Musica di vino in Franciacorta

Nessuna tastiera di pianoforte e neppure accordi di chitarra. “Through the Grapevine, in Franciacorta” (Earthphonia III), il nuovo EP di Max Casacci, già chitarrista degli Africa Unite e co-fondatore dei Subsonica, utilizza esclusivamente i suoni del vino legati ai processi di lavorazione: dal legno delle botti al tintinnio dei calici, dal rumore dei trattori al mosto che fermenta. A differenza dei precedenti lavori, Earthphonia e Urban Groovescapes, non nasce da un’intenzione ecologista esplicita.

Come si è materializzato questo progetto natural-musicale?
«Poiché da anni, attraverso l’esperienza Earthphonia – indagine sonora su paesaggi, ambienti, rituali – realizzo musica senza strumenti, vengo spesso coinvolto in iniziative ed eventi che richiedono la trasmutazione in suono di materiali, oggetti e spazi fisici. In questo caso l’azienda Bersi&Serlini per il Festival della Franciacorta ha voluto che i visitatori delle cantine fossero avvolti, oltre che dalle atmosfere, dagli odori, dall’umidità della penombra, anche dai suoni. Una modalità di fruizione della musica inedita tanto per loro quanto per me. Una sfida emozionante immaginata dalla proprietaria della cantina, Chiara Bersi, che vanta un solido passato nel mondo dell’arte contemporanea internazionale».

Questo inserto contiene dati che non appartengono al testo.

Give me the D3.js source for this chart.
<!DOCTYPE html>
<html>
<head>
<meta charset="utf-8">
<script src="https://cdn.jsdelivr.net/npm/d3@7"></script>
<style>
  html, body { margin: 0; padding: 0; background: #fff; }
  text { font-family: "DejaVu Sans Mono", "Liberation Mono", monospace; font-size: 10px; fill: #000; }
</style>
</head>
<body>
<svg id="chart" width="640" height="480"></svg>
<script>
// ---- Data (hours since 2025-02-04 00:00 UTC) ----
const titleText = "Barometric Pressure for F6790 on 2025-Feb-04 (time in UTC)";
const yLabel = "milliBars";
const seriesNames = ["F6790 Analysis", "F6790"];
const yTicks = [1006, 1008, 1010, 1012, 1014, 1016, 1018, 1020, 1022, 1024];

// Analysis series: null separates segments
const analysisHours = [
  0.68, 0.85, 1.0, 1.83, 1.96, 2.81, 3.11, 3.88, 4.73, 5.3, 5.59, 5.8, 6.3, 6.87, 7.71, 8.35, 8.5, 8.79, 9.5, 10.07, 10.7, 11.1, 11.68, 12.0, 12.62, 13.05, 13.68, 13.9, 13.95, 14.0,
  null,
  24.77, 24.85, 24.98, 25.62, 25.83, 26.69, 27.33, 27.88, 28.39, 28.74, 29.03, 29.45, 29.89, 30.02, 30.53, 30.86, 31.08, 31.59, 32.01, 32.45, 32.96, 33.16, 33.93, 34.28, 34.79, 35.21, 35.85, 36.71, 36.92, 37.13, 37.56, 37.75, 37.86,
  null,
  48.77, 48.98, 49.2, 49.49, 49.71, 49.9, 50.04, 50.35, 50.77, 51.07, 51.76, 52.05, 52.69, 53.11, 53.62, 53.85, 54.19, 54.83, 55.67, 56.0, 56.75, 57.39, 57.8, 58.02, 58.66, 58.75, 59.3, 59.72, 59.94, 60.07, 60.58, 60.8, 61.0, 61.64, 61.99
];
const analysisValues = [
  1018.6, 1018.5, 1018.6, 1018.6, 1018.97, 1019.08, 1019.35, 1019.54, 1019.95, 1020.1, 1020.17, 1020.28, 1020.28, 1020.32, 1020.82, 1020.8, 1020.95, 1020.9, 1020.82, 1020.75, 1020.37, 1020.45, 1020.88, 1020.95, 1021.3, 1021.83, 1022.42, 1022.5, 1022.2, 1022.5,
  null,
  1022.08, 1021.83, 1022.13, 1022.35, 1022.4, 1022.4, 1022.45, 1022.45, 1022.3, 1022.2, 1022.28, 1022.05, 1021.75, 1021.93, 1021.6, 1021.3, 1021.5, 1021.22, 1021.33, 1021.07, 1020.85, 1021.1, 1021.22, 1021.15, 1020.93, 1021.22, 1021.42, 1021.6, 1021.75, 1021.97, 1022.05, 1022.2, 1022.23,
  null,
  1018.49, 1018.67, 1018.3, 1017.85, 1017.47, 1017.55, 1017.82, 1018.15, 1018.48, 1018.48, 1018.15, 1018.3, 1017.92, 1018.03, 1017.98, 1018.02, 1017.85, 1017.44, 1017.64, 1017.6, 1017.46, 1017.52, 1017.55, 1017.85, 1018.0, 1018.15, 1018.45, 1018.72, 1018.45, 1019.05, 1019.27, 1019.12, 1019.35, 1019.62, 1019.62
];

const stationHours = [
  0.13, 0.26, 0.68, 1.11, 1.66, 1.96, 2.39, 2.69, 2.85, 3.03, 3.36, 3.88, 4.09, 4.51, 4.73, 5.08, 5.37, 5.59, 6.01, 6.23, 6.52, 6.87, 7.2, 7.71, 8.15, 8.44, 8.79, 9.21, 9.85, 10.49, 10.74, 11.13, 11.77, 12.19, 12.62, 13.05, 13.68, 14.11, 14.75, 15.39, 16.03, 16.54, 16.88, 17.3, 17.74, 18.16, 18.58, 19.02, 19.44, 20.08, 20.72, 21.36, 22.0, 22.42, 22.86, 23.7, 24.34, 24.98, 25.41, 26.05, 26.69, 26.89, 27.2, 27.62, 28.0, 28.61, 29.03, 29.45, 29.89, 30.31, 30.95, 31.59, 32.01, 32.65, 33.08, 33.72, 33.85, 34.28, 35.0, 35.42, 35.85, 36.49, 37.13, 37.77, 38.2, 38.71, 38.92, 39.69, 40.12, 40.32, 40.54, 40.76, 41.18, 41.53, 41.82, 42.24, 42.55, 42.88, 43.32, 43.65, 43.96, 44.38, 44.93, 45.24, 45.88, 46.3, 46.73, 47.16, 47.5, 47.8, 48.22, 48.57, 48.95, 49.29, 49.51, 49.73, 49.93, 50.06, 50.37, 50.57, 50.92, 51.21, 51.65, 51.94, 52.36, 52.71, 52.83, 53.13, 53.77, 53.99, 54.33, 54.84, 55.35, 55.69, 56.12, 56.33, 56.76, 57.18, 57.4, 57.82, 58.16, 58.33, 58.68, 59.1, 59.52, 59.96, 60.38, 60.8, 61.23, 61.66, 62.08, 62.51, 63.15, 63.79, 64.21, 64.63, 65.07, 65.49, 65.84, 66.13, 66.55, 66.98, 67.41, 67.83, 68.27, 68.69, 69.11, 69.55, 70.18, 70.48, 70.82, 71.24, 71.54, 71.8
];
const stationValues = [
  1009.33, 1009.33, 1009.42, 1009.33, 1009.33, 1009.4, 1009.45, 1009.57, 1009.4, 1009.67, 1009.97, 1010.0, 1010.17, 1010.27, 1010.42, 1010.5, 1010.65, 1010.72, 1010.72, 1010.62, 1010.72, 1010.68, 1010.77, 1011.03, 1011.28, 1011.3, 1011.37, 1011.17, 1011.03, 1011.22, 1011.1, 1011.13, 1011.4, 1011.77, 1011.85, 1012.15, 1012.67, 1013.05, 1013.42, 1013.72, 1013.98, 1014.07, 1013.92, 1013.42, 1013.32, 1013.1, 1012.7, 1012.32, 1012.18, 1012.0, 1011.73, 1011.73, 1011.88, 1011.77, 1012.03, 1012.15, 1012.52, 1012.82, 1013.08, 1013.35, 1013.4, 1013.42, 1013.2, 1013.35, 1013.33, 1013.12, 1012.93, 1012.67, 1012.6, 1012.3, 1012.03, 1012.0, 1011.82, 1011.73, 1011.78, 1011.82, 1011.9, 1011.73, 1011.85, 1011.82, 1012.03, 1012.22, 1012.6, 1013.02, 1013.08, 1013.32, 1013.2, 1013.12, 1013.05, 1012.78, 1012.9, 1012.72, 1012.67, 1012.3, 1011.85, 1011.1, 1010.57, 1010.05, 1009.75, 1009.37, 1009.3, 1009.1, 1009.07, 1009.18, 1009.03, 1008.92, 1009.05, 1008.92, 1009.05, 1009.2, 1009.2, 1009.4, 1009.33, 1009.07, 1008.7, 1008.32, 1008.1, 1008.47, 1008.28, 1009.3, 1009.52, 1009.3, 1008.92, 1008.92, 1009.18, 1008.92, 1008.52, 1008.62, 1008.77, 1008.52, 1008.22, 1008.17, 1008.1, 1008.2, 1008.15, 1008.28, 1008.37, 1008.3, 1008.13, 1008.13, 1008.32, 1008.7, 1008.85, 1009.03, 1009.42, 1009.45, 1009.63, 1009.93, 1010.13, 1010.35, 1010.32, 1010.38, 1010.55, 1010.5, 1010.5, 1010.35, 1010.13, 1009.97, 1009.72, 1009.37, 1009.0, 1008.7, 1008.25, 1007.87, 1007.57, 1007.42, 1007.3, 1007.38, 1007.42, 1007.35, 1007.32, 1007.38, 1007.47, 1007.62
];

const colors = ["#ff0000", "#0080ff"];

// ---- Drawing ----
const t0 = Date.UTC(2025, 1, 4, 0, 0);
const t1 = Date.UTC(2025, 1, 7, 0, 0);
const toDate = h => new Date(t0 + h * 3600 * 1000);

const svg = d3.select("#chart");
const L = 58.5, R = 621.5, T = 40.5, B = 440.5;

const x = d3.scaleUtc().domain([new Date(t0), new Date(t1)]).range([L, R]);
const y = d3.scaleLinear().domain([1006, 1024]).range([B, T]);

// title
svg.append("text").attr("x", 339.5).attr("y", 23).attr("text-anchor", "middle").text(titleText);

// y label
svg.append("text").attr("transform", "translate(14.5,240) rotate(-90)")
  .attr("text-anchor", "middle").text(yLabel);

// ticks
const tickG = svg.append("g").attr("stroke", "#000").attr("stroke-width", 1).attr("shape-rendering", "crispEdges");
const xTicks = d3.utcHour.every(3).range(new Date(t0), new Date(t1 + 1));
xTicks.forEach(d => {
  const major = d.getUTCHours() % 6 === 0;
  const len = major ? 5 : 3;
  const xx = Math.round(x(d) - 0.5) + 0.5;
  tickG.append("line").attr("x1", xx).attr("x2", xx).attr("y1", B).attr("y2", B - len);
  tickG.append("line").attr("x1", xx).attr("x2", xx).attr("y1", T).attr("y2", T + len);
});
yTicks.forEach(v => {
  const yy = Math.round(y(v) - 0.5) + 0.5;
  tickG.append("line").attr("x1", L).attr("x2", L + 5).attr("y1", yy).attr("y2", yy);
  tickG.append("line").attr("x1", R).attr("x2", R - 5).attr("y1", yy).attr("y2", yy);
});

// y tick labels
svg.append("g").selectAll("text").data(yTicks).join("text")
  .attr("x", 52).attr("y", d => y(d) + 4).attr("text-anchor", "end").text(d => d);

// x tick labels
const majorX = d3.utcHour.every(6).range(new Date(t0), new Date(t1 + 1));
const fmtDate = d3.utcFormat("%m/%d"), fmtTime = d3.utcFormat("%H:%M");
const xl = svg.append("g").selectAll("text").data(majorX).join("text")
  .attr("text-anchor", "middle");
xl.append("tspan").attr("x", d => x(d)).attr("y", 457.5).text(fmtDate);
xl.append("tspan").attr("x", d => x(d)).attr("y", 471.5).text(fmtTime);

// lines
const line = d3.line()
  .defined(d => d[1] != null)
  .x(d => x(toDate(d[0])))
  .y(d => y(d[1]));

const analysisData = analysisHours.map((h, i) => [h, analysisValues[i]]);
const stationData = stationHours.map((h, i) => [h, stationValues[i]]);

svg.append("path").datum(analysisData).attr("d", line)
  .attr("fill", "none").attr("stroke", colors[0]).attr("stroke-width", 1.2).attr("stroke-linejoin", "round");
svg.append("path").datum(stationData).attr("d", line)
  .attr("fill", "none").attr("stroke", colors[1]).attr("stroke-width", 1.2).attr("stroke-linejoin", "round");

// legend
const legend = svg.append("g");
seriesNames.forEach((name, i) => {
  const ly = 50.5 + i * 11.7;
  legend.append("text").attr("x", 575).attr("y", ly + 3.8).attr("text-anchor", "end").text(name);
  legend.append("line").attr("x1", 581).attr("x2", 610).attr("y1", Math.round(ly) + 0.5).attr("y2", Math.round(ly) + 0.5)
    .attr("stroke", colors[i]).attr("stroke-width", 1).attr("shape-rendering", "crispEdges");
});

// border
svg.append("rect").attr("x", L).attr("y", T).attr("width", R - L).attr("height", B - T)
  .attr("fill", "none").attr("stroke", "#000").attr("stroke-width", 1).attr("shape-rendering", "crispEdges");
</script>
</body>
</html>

Cosa ha significato entrare in connessione intima con un mondo lontano dalla sua arte?
«Premetto che non sarò mai abbastanza grato alla musica per avermi fornito in molteplici occasioni un passe-partout capace di connettermi con luoghi, persone, geografie, dimensioni che mai avrei immaginato. Quando mi affaccio a una materia nuova cerco di capire, a caldo, quali siano gli stimoli più forti che ricevo: da quelli comincio a tracciare le linee della storia sonora che proverò a raccontare. In questo caso l’ambiente fisico della cantina mi ha comunicato l’idea di un luogo misterioso in grado di ospitare, in tempi dilatati e nei segreti della sua penombra, magiche trasformazioni contrappuntate dai sapienti gesti umani. Il vino rifermentato ha queste caratteristiche, che racconto attraverso le note e la linea di basso estratte dai calici, dalle bottiglie, dalla ritmica scandita con il rumore delle botti, degli stappi e del “remuage” nel primo brano intitolato “Cantine”. La vendemmia ha invece suggerito un brano “dance” con una cassa in quattro estratta dalla caduta dei grappoli, una linea di basso ottenuta con il rombo di un trattore, non a caso titolo del brano: ho immaginato un moderno e festoso rituale dionisiaco. Con “Cisterne”, invece, sono gli ambienti più industriali della lavorazione del vino a chiudere il cerchio di una narrazione sonora che cerca di mettere in gioco tutti gli aspetti della filiera».

Quanto è stato coinvolto dal paesaggio circostante?
«Il suono catturato tra i filari è la prima cosa che si ascolta, con le cicale pomeridiane. Poi la scena si sposta nel buio della cantina e inizia il viaggio. Dal punto di vista della fruizione musicale, non mi era mai capitato di essere presente nel momento in cui le persone realizzavano che le melodie, le tessiture armoniche e i ritmi che ascoltavano fossero estratte unicamente dalle cose presenti intorno. Il contatto con lo stupore è stata un’esperienza intensa e curiosa al tempo stesso».

Che suono ha il vino? Ci può raccontare alcuni brani?
«Fortunatamente in questo caso avevo a che fare con le bollicine che producono suono. E che suono! Confesso di essermi molto emozionato ascoltando in cuffia il microfono a condensatore infilato nel calice dove era stato appena versato il Franciacorta. Un suono euforizzante e avvolgente che ho trattato con una tecnica di spazializzazione stereofonica particolarmente efficace se ascoltata proprio con le cuffie. Le bollicine, in pratica, girando intorno all’ascoltatore, praticano una sorta di massaggio acustico alla nuca».

In futuro pensa di tornare su questi temi strettamente legati alla natura e ai suoi doni?
«Recentemente il regista teatrale Davide Livermore mi ha coinvolto nello spettacolo “Horcynus Orca” che andrà in scena a giugno al Teatro Antico di Taormina: avrà musiche realizzate esclusivamente con suoni dell’oceano e canti delle orche. Una sfida appassionante che mi permette il confronto con una grande personalità anche e proprio in virtù di un percorso nato con spirito di sperimentazione e urgenza verso le tematiche ambientali. Che non sono esattamente i requisiti indicati per fare musica di successo, oggi».